Leading off the bottom of the eighth, Jackson strode to the plate, amid the chants of "REG-GIE, REG-GIE, REG-GIE!", and drove the first Charlie Hough knuckleball he saw 475 feet (145 m) into the center field "batter's eye" (empty blackened bleachers) for an 8–3 lead; he became the first to hit three home runs in a World Series game in 49 years, since Babe Ruth (in 1926 and 1928). With his Game 5 first-pitch homer (in the eighth) and his four-pitch walk in the second inning of Game 6, Jackson homered on his last four swings of the bat in the Series, each off a different Dodger pitcher. The last eight pitches delivered to Jackson in the Series were all productive for the Yankees—the four-pitch walk in the second inning allowed him to score on the Chambliss homer.
Composite box score
|New York Yankees||4||5||0||5||3||2||2||4||0||0||0||1||26||50||3|
|Los Angeles Dodgers||7||1||8||4||3||2||0||0||3||0||0||0||28||48||1|
|Total attendance: 337,708 Average attendance: 56,285|
Winning player's share: $27,758 Losing player's share: $20,899
This World Series is notable for being a six-game series in which the winning team was outscored. It happened previously in 1918 and 1959 and later in 1992, 1996, and 2003. Seven-game series winners were outscored in 1957, 1960, 1962, 1964, 1971, 1972, 1973, 1975, 1991, 1997, and 2002; (equaled in 2016 and 2017).

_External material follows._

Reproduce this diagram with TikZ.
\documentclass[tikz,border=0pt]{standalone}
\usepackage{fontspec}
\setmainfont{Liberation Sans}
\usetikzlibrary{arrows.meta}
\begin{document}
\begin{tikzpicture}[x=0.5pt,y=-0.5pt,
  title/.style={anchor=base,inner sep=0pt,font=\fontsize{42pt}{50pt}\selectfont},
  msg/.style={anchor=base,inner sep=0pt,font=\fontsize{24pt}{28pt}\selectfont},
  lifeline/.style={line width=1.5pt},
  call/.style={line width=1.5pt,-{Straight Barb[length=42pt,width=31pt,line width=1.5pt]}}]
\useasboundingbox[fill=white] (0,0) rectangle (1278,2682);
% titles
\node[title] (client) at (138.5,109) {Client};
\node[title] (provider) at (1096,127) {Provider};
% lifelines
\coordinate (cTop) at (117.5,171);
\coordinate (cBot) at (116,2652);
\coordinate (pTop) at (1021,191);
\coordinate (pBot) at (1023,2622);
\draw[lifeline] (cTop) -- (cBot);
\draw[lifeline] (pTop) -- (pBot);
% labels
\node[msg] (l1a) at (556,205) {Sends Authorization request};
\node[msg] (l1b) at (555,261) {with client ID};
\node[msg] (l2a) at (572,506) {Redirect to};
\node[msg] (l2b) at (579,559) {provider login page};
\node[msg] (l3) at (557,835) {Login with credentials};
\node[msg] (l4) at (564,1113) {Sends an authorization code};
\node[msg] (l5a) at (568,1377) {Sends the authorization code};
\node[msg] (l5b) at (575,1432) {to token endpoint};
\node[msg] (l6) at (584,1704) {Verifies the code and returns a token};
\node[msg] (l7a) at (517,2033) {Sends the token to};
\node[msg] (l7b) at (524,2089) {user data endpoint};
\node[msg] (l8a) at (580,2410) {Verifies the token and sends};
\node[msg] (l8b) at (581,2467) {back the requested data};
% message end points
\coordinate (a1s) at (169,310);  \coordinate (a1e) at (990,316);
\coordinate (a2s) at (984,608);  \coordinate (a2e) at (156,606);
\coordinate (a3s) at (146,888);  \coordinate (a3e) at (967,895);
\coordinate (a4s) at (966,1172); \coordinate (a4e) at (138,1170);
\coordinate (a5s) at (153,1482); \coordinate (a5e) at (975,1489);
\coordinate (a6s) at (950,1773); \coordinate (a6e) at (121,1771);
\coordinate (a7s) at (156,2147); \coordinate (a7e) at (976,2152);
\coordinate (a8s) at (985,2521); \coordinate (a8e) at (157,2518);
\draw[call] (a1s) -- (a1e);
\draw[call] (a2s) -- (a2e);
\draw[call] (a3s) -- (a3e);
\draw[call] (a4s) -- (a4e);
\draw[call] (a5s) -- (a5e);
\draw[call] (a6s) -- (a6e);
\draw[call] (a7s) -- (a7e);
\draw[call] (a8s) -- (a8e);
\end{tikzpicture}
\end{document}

The 1977 Series was the first World Series televised by the ABC network since 1949 and the first since television of the Series started in 1947 not to be televised, at least in part, by rival network NBC. NBC had been the exclusive television network of the Series from 1950 to 1976 and had covered that year's Yankees–Royals and Dodgers–Phillies playoff series that year. As was customary at the time, the competing teams' local flagship stations (WPIX in New York and KTTV in Los Angeles) were allowed to air a simulcast of ABC's national broadcast.

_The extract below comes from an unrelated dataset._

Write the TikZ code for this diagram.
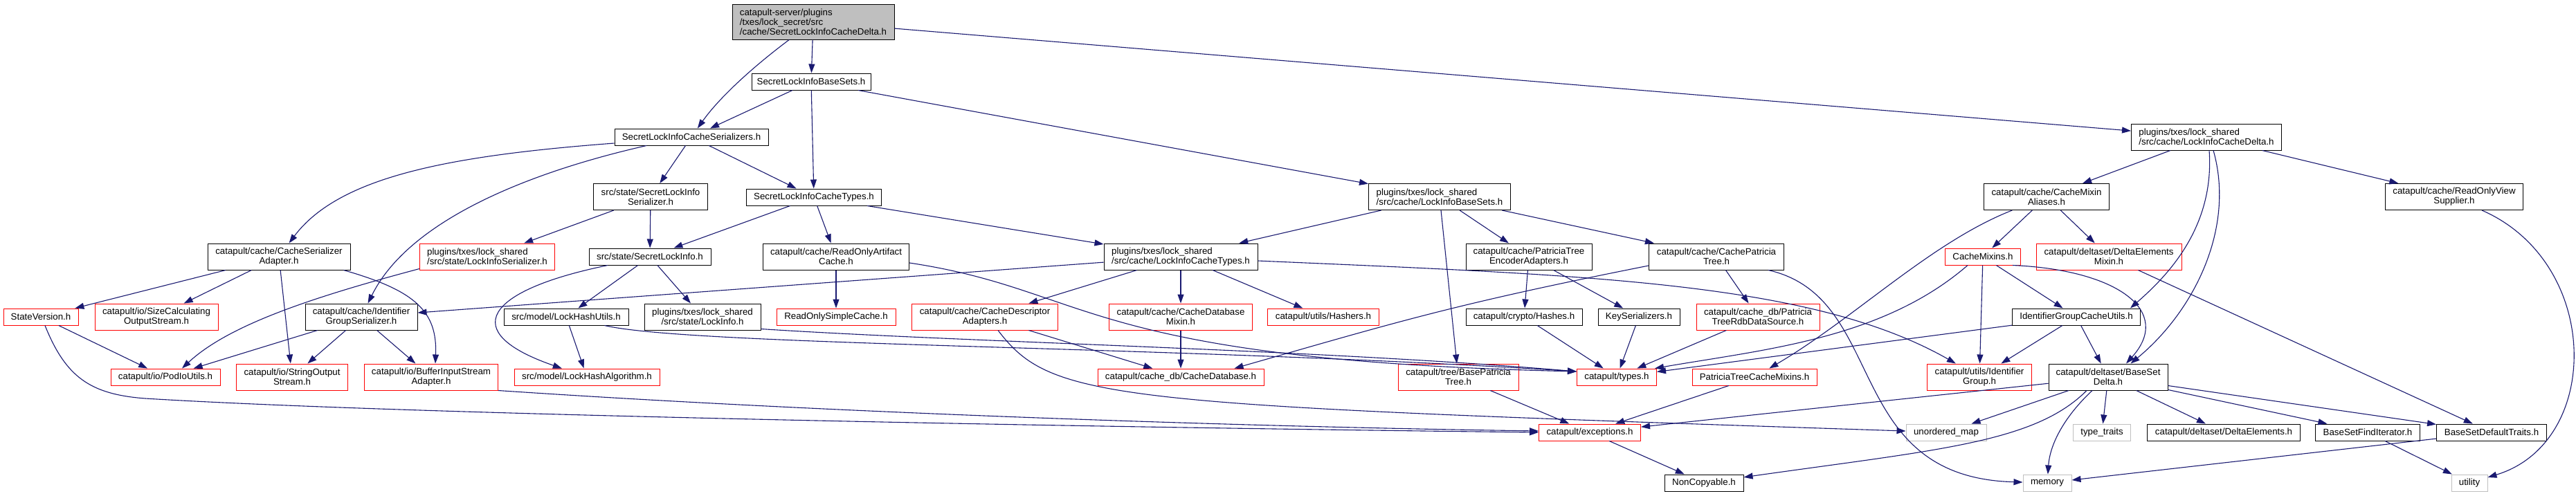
\documentclass[tikz,border=0pt]{standalone}
\usepackage{fontspec}
\setmainfont{Liberation Sans}
\usepackage{tikz}
\usetikzlibrary{arrows.meta, positioning, calc}

\definecolor{edgeblue}{HTML}{191970}
\definecolor{missred}{HTML}{FF0000}
\definecolor{sysgray}{HTML}{BFBFBF}
\newcommand{\boxfont}{\fontsize{13.3}{14}\selectfont}

\begin{document}
\begin{tikzpicture}[x=1pt, y=-1pt,
  file/.style={rectangle, draw=black, line width=1pt, fill=white,
    inner xsep=4pt, inner ysep=2pt, align=center, font=\boxfont,
    minimum height=24pt},
  twoline/.style={minimum height=38pt},
  missing/.style={file, draw=missred},
  sysfile/.style={file, draw=sysgray},
  rootfile/.style={file, fill=sysgray, minimum height=51pt, align=left},
  dep/.style={-{Triangle[length=13pt, width=9pt]}, draw=edgeblue,
    line width=1.1pt}
]
\useasboundingbox (0,0) rectangle (3722,716);

% Nodes
\node[rootfile, minimum width=234pt] (root) at (1175,31.5) {catapult-server/plugins\\/txes/lock\_secret/src\\/cache/SecretLockInfoCacheDelta.h};

\node[file, minimum width=172pt] (basesets) at (1172,118) {SecretLockInfoBaseSets.h};

\node[file, minimum width=222pt] (serializers) at (999,198) {SecretLockInfoCacheSerializers.h};
\node[file, twoline, align=left, minimum width=217pt] (lcdelta) at (3188,198) {plugins/txes/lock\_shared\\/src/cache/LockInfoCacheDelta.h};

\node[file, twoline, minimum width=165pt] (slserial) at (940,284.5) {src/state/SecretLockInfo\\Serializer.h};
\node[file, minimum width=195pt] (cachetypes) at (1176,285) {SecretLockInfoCacheTypes.h};
\node[file, twoline, align=left, minimum width=205pt] (lbasesets) at (2080,284.5) {plugins/txes/lock\_shared\\/src/cache/LockInfoBaseSets.h};
\node[file, twoline, minimum width=181pt] (mixaliases) at (2957,284.5) {catapult/cache/CacheMixin\\Aliases.h};
\node[file, twoline, minimum width=199pt] (rovs) at (3546,284.5) {catapult/cache/ReadOnlyView\\Supplier.h};

\node[file, twoline, minimum width=206pt] (csadapter) at (403,371) {catapult/cache/CacheSerializer\\Adapter.h};
\node[missing, twoline, align=left, minimum width=195pt] (liserial) at (704,371) {plugins/txes/lock\_shared\\/src/state/LockInfoSerializer.h};
\node[file, minimum width=176pt] (slinfo) at (939,371) {src/state/SecretLockInfo.h};
\node[file, twoline, minimum width=211pt] (roac) at (1208,371) {catapult/cache/ReadOnlyArtifact\\Cache.h};
\node[file, twoline, align=left, minimum width=222pt] (lctypes) at (1706,371) {plugins/txes/lock\_shared\\/src/cache/LockInfoCacheTypes.h};
\node[file, twoline, minimum width=182pt] (ptenc) at (2209,371) {catapult/cache/PatriciaTree\\EncoderAdapters.h};
\node[file, twoline, minimum width=195pt] (cpt) at (2480,371) {catapult/cache/CachePatricia\\Tree.h};
\node[missing, minimum width=109pt] (mixins) at (2865,371) {CacheMixins.h};
\node[missing, twoline, minimum width=210pt] (demixin) at (3047,371) {catapult/deltaset/DeltaElements\\Mixin.h};

\node[missing, minimum width=108pt] (stver) at (59,458) {StateVersion.h};
\node[missing, twoline, minimum width=178pt] (sizecalc) at (226,458) {catapult/io/SizeCalculating\\OutputStream.h};
\node[file, twoline, minimum width=162pt] (idgser) at (522,458) {catapult/cache/Identifier\\GroupSerializer.h};
\node[file, minimum width=180pt] (lhutils) at (818,458) {src/model/LockHashUtils.h};
\node[file, twoline, minimum width=168pt] (linfo) at (1015,458) {plugins/txes/lock\_shared\\/src/state/LockInfo.h};
\node[missing, minimum width=172pt] (rosc) at (1208,458) {ReadOnlySimpleCache.h};
\node[missing, twoline, minimum width=211pt] (cdesc) at (1423,458) {catapult/cache/CacheDescriptor\\Adapters.h};
\node[missing, twoline, minimum width=207pt] (cdbmix) at (1706,458) {catapult/cache/CacheDatabase\\Mixin.h};
\node[missing, minimum width=161pt] (hashers) at (1912,458) {catapult/utils/Hashers.h};
\node[file, minimum width=168pt] (hashes) at (2202,458) {catapult/crypto/Hashes.h};
\node[file, minimum width=118pt] (keyser) at (2368,458) {KeySerializers.h};
\node[missing, twoline, minimum width=178pt] (ptrdb) at (2540,458) {catapult/cache\_db/Patricia\\TreeRdbDataSource.h};
\node[file, minimum width=185pt] (idgcu) at (3000,458) {IdentifierGroupCacheUtils.h};

\node[missing, minimum width=158pt] (podio) at (239,545) {catapult/io/PodIoUtils.h};
\node[missing, twoline, minimum width=161pt] (strout) at (422,545) {catapult/io/StringOutput\\Stream.h};
\node[missing, twoline, minimum width=193pt] (bufin) at (623,545) {catapult/io/BufferInputStream\\Adapter.h};
\node[missing, minimum width=210pt] (lhalgo) at (848,545) {src/model/LockHashAlgorithm.h};
\node[missing, minimum width=240pt] (cachedb) at (1706,545) {catapult/cache\_db/CacheDatabase.h};
\node[missing, twoline, minimum width=174pt] (bpt) at (2107,545) {catapult/tree/BasePatricia\\Tree.h};
\node[missing, minimum width=115pt] (types) at (2336,545) {catapult/types.h};
\node[missing, minimum width=180pt] (ptcm) at (2535,545) {PatriciaTreeCacheMixins.h};
\node[missing, twoline, minimum width=151pt] (idgroup) at (2860,545) {catapult/utils/Identifier\\Group.h};
\node[file, twoline, minimum width=172pt] (bsdelta) at (3046,545) {catapult/deltaset/BaseSet\\Delta.h};

\node[missing, minimum width=147pt] (exc) at (2297,625) {catapult/exceptions.h};
\node[sysfile, minimum width=116pt] (umap) at (2812,625) {unordered\_map};
\node[sysfile, minimum width=83pt] (ttraits) at (3037,625) {type\_traits};
\node[file, minimum width=221pt] (delems) at (3213,625) {catapult/deltaset/DeltaElements.h};
\node[file, minimum width=151pt] (bsfind) at (3421,625) {BaseSetFindIterator.h};
\node[file, minimum width=159pt] (bsdeft) at (3600,625) {BaseSetDefaultTraits.h};

\node[file, minimum width=114pt] (noncopy) at (2462,698) {NonCopyable.h};
\node[sysfile, minimum width=70pt] (memory) at (2958,698) {memory};
\node[sysfile, minimum width=52pt] (utility) at (3568,698) {utility};

% Arrows
\draw[dep] (root) .. controls (1090,95) and (1040,140) .. (serializers);
\draw[dep] (root) -- (basesets);
\draw[dep] (root) -- (lcdelta);
\draw[dep] (basesets) -- (serializers);
\draw[dep] (basesets) -- (cachetypes);
\draw[dep] (basesets) -- (lbasesets);
\draw[dep] ($(serializers.west)+(0,9)$) .. controls (650,225) and (490,255) .. (csadapter);
\draw[dep] ($(serializers.south)+(-65,0)$) .. controls (760,250) and (590,320) .. (idgser);
\draw[dep] (serializers) -- (slserial);
\draw[dep] (serializers) -- (cachetypes);
\draw[dep] (slserial) -- (liserial);
\draw[dep] (slserial) -- (slinfo);
\draw[dep] (cachetypes) -- (slinfo);
\draw[dep] (cachetypes) -- (roac);
\draw[dep] (cachetypes) -- (lctypes);
\draw[dep] (lbasesets) -- (lctypes);
\draw[dep] (lbasesets) -- (bpt);
\draw[dep] (lbasesets) -- (ptenc);
\draw[dep] (lbasesets) -- (cpt);
\draw[dep] (lcdelta) -- (mixaliases);
\draw[dep] (lcdelta) -- (rovs);
\draw[dep] ($(lcdelta.south)+(4,0)$) .. controls (3200,330) and (3130,400) .. ($(idgcu.north east)+(-15,0)$);
\draw[dep] ($(lcdelta.south)+(10,0)$) .. controls (3230,330) and (3170,450) .. ($(bsdelta.north east)+(-54,0)$);
\draw[dep] ($(rovs.south)+(40,0)$) .. controls (3760,380) and (3760,640) .. (utility);
\draw[dep] (mixaliases) .. controls (2790,350) and (2680,460) .. (ptcm);
\draw[dep] (mixaliases) -- (mixins);
\draw[dep] (mixaliases) -- (demixin);
\draw[dep] ($(mixins.south west)+(33,0)$) .. controls (2720,490) and (2550,505) .. ($(types.north east)+(-3,0)$);
\draw[dep] (mixins) -- (idgroup);
\draw[dep] (mixins) -- (idgcu);
\draw[dep] ($(mixins.south east)+(-12,0)$) .. controls (3060,390) and (3140,450) .. ($(bsdelta.north)+(26,0)$);
\draw[dep] (demixin) -- (bsdeft);
\draw[dep] (idgcu) -- (types);
\draw[dep] (idgcu) -- (idgroup);
\draw[dep] (idgcu) -- (bsdelta);
\draw[dep] (bsdelta) -- (exc);
\draw[dep] (bsdelta) -- (umap);
\draw[dep] ($(bsdelta.south)+(-31,0)$) .. controls (2940,640) and (2800,650) .. (noncopy);
\draw[dep] ($(bsdelta.south)+(-23,0)$) .. controls (2985,600) and (2962,640) .. (memory);
\draw[dep] (bsdelta) -- (ttraits);
\draw[dep] (bsdelta) -- (delems);
\draw[dep] (bsdelta) -- (bsfind);
\draw[dep] (bsdelta) -- (bsdeft);
\draw[dep] (bsdeft) -- (memory);
\draw[dep] (bsfind) -- (utility);
\draw[dep] (cpt) -- (ptrdb);
\draw[dep] ($(cpt.south east)+(-23,0)$) .. controls (2730,430) and (2660,690) .. (memory);
\draw[dep] ($(cpt.west)+(0,13)$) .. controls (2100,440) and (2020,465) .. ($(cachedb.north east)+(-43,0)$);
\draw[dep] (ptenc) -- (hashes);
\draw[dep] (ptenc) -- (keyser);
\draw[dep] (hashes) -- (types);
\draw[dep] (keyser) -- (types);
\draw[dep] (ptrdb) -- (types);
\draw[dep] (bpt) -- (exc);
\draw[dep] (ptcm) -- (exc);
\draw[dep] (exc) -- (noncopy);
\draw[dep] (lctypes) -- (idgser);
\draw[dep] (lctypes) -- (cdesc);
\draw[dep] (lctypes) -- (cdbmix);
\draw[dep] (lctypes) -- (hashers);
\draw[dep] ($(lctypes.east)+(0,6)$) .. controls (2300,398) and (2620,408) .. (idgroup);
\draw[dep] (roac) -- (rosc);
\draw[dep] ($(roac.east)+(0,9)$) .. controls (1580,420) and (1560,520) .. ($(types.west)+(0,-8)$);
\draw[dep] (cdesc) -- (cachedb);
\draw[dep] ($(cdesc.south)+(19,0)$) .. controls (1520,580) and (1600,585) .. (umap);
\draw[dep] (cdbmix) -- (cachedb);
\draw[dep] (slinfo) -- (lhutils);
\draw[dep] (slinfo) -- (linfo);
\draw[dep] (slinfo) .. controls (700,420) and (660,480) .. (lhalgo);
\draw[dep] (lhutils) -- (lhalgo);
\draw[dep] ($(lhutils.south east)+(-35,0)$) .. controls (1000,500) and (1700,500) .. ($(types.west)+(0,-8)$);
\draw[dep] ($(linfo.south east)+(0,-2)$) .. controls (1400,495) and (1900,505) .. ($(types.west)+(0,-8)$);
\draw[dep] (csadapter) -- (stver);
\draw[dep] (csadapter) -- (sizecalc);
\draw[dep] (csadapter) -- (strout);
\draw[dep] ($(csadapter.south east)+(-10,0)$) .. controls (600,420) and (632,450) .. ($(bufin.north)+(6,0)$);
\draw[dep] ($(liserial.south west)+(0,-2)$) .. controls (450,430) and (330,470) .. ($(podio.north)+(24,0)$);
\draw[dep] (idgser) -- (podio);
\draw[dep] (idgser) -- (strout);
\draw[dep] (idgser) -- (bufin);
\draw[dep] (stver) -- (podio);
\draw[dep] ($(stver.south)+(6,0)$) .. controls (95,545) and (130,570) .. (210,576) .. controls (600,600) and (1600,618) .. (exc.west);
\draw[dep] (bufin.south east) .. controls (1200,597) and (1800,617) .. ($(exc.west)+(0,-2)$);

\end{tikzpicture}
\end{document}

It was also the first time that the participating teams' local announcers were not featured during game play on the network telecast, though the Yankees' Bill White and the Dodgers' Ross Porter did pre-game TV features, and White handled the post-game celebration in the Yankee clubhouse after they won the title. White and Porter also split the CBS Radio play-by-play for the Series.
Impact and aftermath
This World Series cemented Jackson's legacy as a postseason performer, giving him the nickname "Mr. October". Twenty-four years later a similar nickname would be given to another Yankee, shortstop Derek Jeter, after a walk-off home run in Game 4 of the 2001 World Series.

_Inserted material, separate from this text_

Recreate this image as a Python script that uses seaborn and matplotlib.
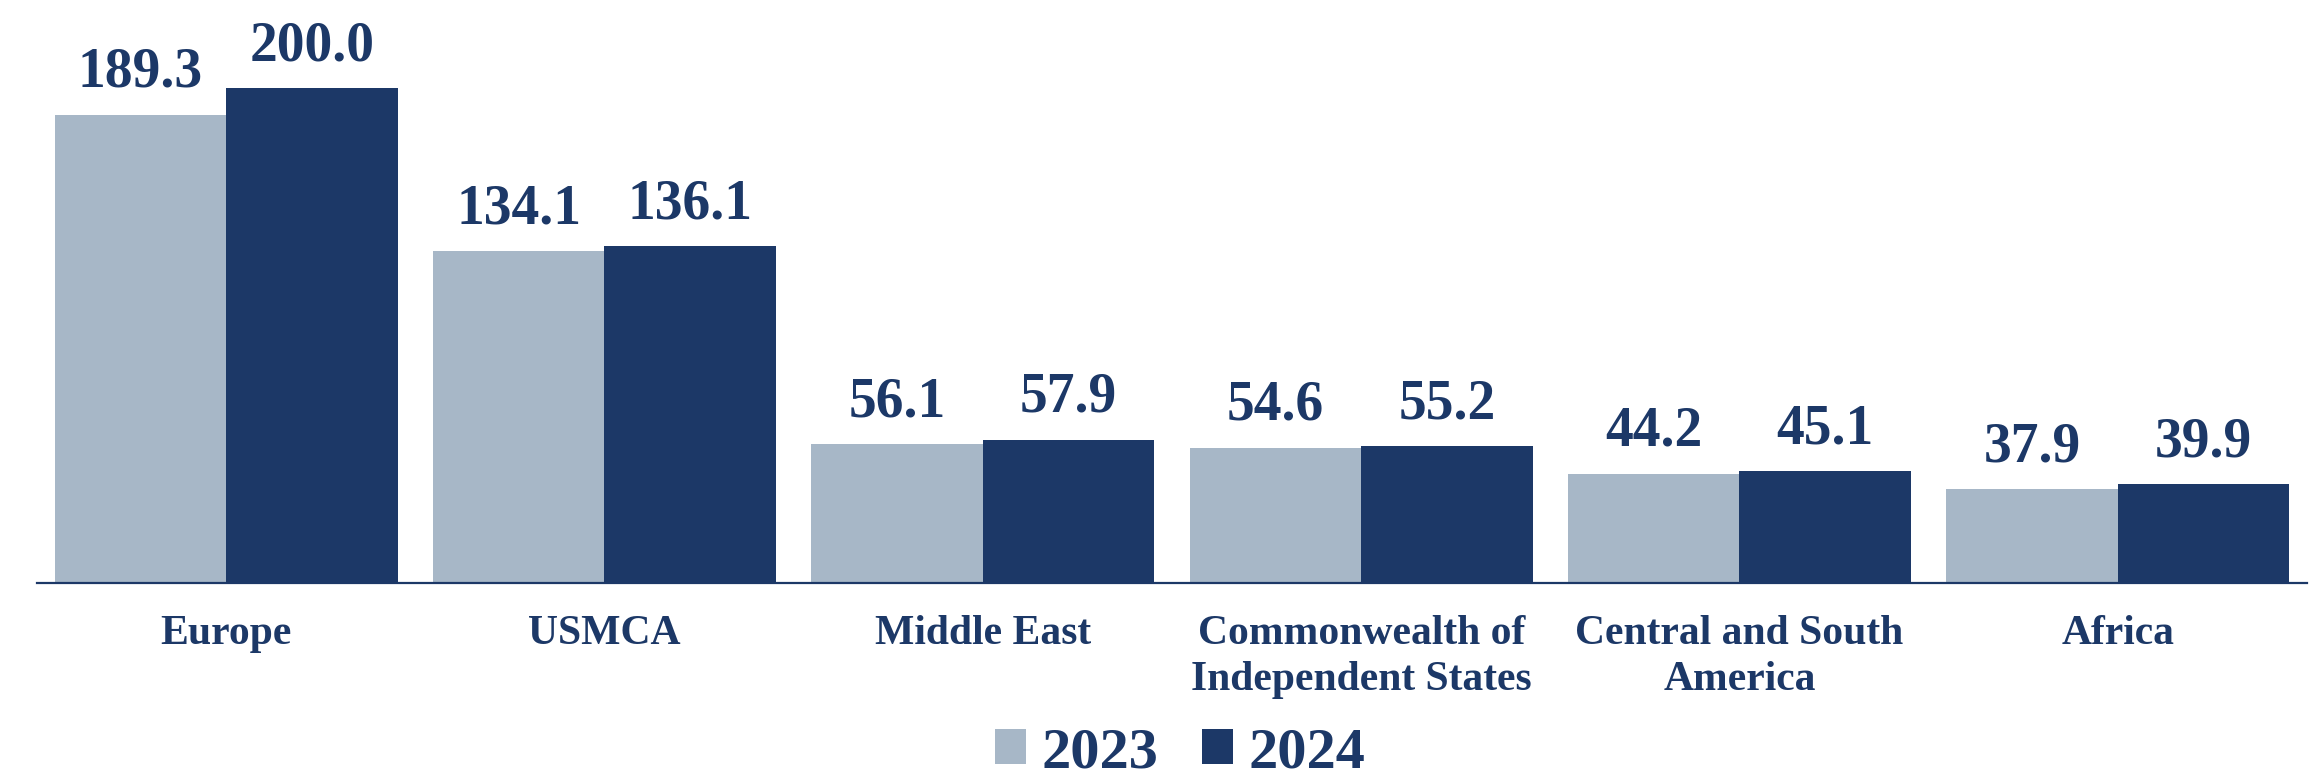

After the 1977 World Series, Melissa Ludtke, a reporter for Sports Illustrated, sued MLB Commissioner Bowie Kuhn for having been denied access to the Yankees' clubhouse during the series, asserting that her 14th Amendment right was violated. Ludtke won her case.
In popular culture
The 1977 Yankees season, including the World Series, is one of the subjects of Jonathan Mahler's 2005 non-fiction book Ladies and Gentlemen, the Bronx Is Burning, which was subsequently adapted into the 2007 ESPN mini-series The Bronx Is Burning.